Dylan Darling

No. 1 – Grand Canyon Antelopes
- Position: Point guard
- Conference: Mountain West Conference

Personal information
- Listed height: 6 ft 1 in (1.85 m)
- Listed weight: 175 lb (79 kg)

Career information
- High school: Central Valley (Spokane Valley, Washington)
- College: Washington State (2022–2024); Idaho State (2024–2025); St. John's (2025–2026); Grand Canyon (2026–present);

Career highlights
- Big Sky Player of the Year (2025); First-team All-Big Sky (2025); Big Sky Newcomer of the Year (2025);

= Dylan Darling =

American basketball player

Dylan James Darling is an American college basketball player for the Grand Canyon Antelopes of the Mountain West Conference. He previously played for the Washington State Cougars, Idaho State Bengals, and St. John's Red Storm.

==Early life==
Darling grew up in Spokane, Washington and attended Central Valley High School. He was named the Greater Spokane League MVP as a senior after averaging 33.2 points, 8.5 rebounds, 5.8 assists and 4.4 steals per game. Darling committed to play college basketball at Washington State over offers from Idaho State and Seattle Pacific.

==College career==
Darling began his college career at Washington State. He averaged 1.7 points in 25 games played as a freshman. Darling suffered a season-ending injury two games into his sophomore season and used a medical redshirt. After the end of the season, he entered the NCAA transfer portal.
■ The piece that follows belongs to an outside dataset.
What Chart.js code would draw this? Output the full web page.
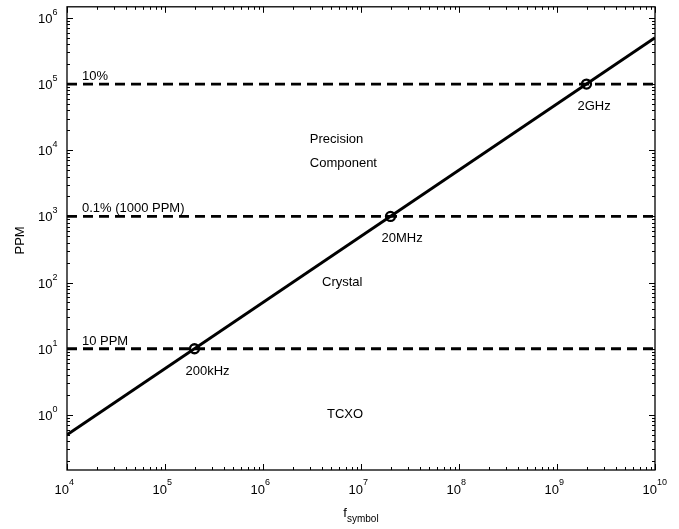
<!DOCTYPE html>
<html>
<head>
<meta charset="utf-8">
<script src="https://cdn.jsdelivr.net/npm/chart.js@4/dist/chart.umd.min.js"></script>
<style>
  html, body { margin: 0; padding: 0; background: #fff; }
  #wrap { width: 679px; height: 529px; }
</style>
</head>
<body>
<div id="wrap"><canvas id="chart" width="679" height="529"></canvas></div>
<script>
// axis ranges
const freqRange = [1e4, 1e10]
const ppmRange = [0.147, 1.47e6]

// PPM needed vs symbol frequency (straight line on log-log)
const lineFreqs = [1e4, 1e10]
const linePpm = [0.5, 5e5]

// crossing points
const markerFreqs = [2e5, 2e7, 2e9]
const markerPpm = [10, 1000, 1e5]
const markerLabels = ['200kHz', '20MHz', '2GHz']

// horizontal limits
const limitPpm = [10, 1000, 1e5]
const limitLabels = ['10 PPM', '0.1% (1000 PPM)', '10%']

// tick exponents
const xExponents = [4, 5, 6, 7, 8, 9, 10]
const yExponents = [0, 1, 2, 3, 4, 5, 6]

// region names, anchored in data coordinates
const regionNames = ['Precision', 'Component', 'Crystal', 'TCXO']
const regionFreqs = [3e6, 3e6, 4e6, 4.5e6]
const regionPpm = [1.45e4, 6.4e3, 100, 1]

const FONT = '"Liberation Sans", Arial, Helvetica, sans-serif'

const datasets = []

datasets.push({
  data: lineFreqs.map((f, i) => ({ x: f, y: linePpm[i] })),
  showLine: true,
  borderColor: '#000',
  borderWidth: 3,
  pointRadius: 0,
})

limitPpm.forEach((p) => {
  datasets.push({
    data: [{ x: freqRange[0], y: p }, { x: freqRange[1], y: p }],
    showLine: true,
    borderColor: '#000',
    borderWidth: 2.8,
    borderDash: [10, 6],
    pointRadius: 0,
  })
})

datasets.push({
  data: markerFreqs.map((f, i) => ({ x: f, y: markerPpm[i] })),
  showLine: false,
  pointStyle: 'circle',
  pointRadius: 4.5,
  pointBorderWidth: 2.3,
  pointBorderColor: '#000',
  pointBackgroundColor: 'rgba(0,0,0,0)',
})

function minorTicks(min, max) {
  const out = []
  for (let e = Math.floor(Math.log10(min)); e <= Math.ceil(Math.log10(max)); e++) {
    for (let m = 1; m <= 9; m++) {
      const v = m * Math.pow(10, e)
      if (v >= min * 0.999 && v <= max * 1.001) out.push({ v, major: m === 1 })
    }
  }
  return out
}

const frame = {
  id: 'frame',
  afterDraw(chart) {
    const ctx = chart.ctx
    const { left, right, top, bottom } = chart.chartArea
    const xs = chart.scales.x
    const ys = chart.scales.y
    ctx.save()

    // box
    ctx.strokeStyle = '#000'
    ctx.lineWidth = 1.3
    ctx.strokeRect(left, top, right - left, bottom - top)

    // inward ticks on all sides
    ctx.lineWidth = 1
    ctx.beginPath()
    minorTicks(freqRange[0], freqRange[1]).forEach((t) => {
      const px = Math.round(xs.getPixelForValue(t.v)) + 0.5
      const len = t.major ? 6 : 3
      ctx.moveTo(px, bottom); ctx.lineTo(px, bottom - len)
      ctx.moveTo(px, top); ctx.lineTo(px, top + len)
    })
    minorTicks(ppmRange[0], ppmRange[1]).forEach((t) => {
      const py = Math.round(ys.getPixelForValue(t.v)) + 0.5
      const len = t.major ? 6 : 3
      ctx.moveTo(left, py); ctx.lineTo(left + len, py)
      ctx.moveTo(right, py); ctx.lineTo(right - len, py)
    })
    ctx.stroke()

    ctx.fillStyle = '#000'

    // x tick labels
    xExponents.forEach((e) => {
      const px = xs.getPixelForValue(Math.pow(10, e))
      ctx.font = `13px ${FONT}`
      ctx.textAlign = 'right'
      ctx.textBaseline = 'alphabetic'
      ctx.fillText('10', px + 2, bottom + 24)
      ctx.font = `9px ${FONT}`
      ctx.textAlign = 'left'
      ctx.fillText(String(e), px + 2, bottom + 15)
    })

    // y tick labels
    yExponents.forEach((e) => {
      const py = ys.getPixelForValue(Math.pow(10, e))
      ctx.font = `13px ${FONT}`
      ctx.textAlign = 'left'
      ctx.textBaseline = 'alphabetic'
      ctx.fillText('10', 38, py + 5)
      const w = ctx.measureText('10').width
      ctx.font = `9px ${FONT}`
      ctx.fillText(String(e), 38 + w, py - 3)
    })

    // axis titles
    ctx.font = `13px ${FONT}`
    ctx.save()
    ctx.translate(24, (top + bottom) / 2 + 2)
    ctx.rotate(-Math.PI / 2)
    ctx.textAlign = 'center'
    ctx.textBaseline = 'alphabetic'
    ctx.fillText('PPM', 0, 0)
    ctx.restore()

    ctx.font = `13px ${FONT}`
    const fW = ctx.measureText('f').width
    ctx.font = `10px ${FONT}`
    const sW = ctx.measureText('symbol').width
    const cx = (left + right) / 2
    const x0 = cx - (fW + sW) / 2
    ctx.textAlign = 'left'
    ctx.font = `13px ${FONT}`
    ctx.fillText('f', x0, 517)
    ctx.font = `10px ${FONT}`
    ctx.fillText('symbol', x0 + fW, 522)

    // limit labels
    ctx.font = `13px ${FONT}`
    ctx.textBaseline = 'alphabetic'
    limitPpm.forEach((p, i) => {
      const py = ys.getPixelForValue(p)
      ctx.fillText(limitLabels[i], xs.getPixelForValue(1.42e4), py - 4)
    })

    // crossing labels
    markerFreqs.forEach((f, i) => {
      const px = xs.getPixelForValue(f)
      const py = ys.getPixelForValue(markerPpm[i])
      ctx.textBaseline = 'top'
      ctx.fillText(markerLabels[i], px - 9, py + 16)
    })

    // region names
    ctx.textBaseline = 'middle'
    regionNames.forEach((name, i) => {
      ctx.fillText(name, xs.getPixelForValue(regionFreqs[i]), ys.getPixelForValue(regionPpm[i]))
    })

    ctx.restore()
  },
}

new Chart(document.getElementById('chart'), {
  type: 'scatter',
  data: { datasets },
  options: {
    responsive: false,
    animation: false,
    layout: { padding: { left: 67, right: 24, top: 5, bottom: 59 } },
    plugins: { legend: { display: false }, tooltip: { enabled: false } },
    scales: {
      x: { type: 'logarithmic', min: freqRange[0], max: freqRange[1], display: false },
      y: { type: 'logarithmic', min: ppmRange[0], max: ppmRange[1], display: false },
    },
  },
  plugins: [frame],
})
</script>
</body>
</html>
Darling transferred to Idaho State. He was named the Big Sky Player of the Year in his first season with the Bengals.

On March 22, 2026, Darling hit a game-winning layup at the buzzer to send St. John's to the Sweet Sixteen of the 2026 NCAA Division I men's basketball tournament. Darling averaged 6.9 points, 2.6 assists and 2.5 rebounds per game as a junior.

==Personal life==
Darling's father, James Darling, played college football at Washington State and in the National Football League for ten seasons.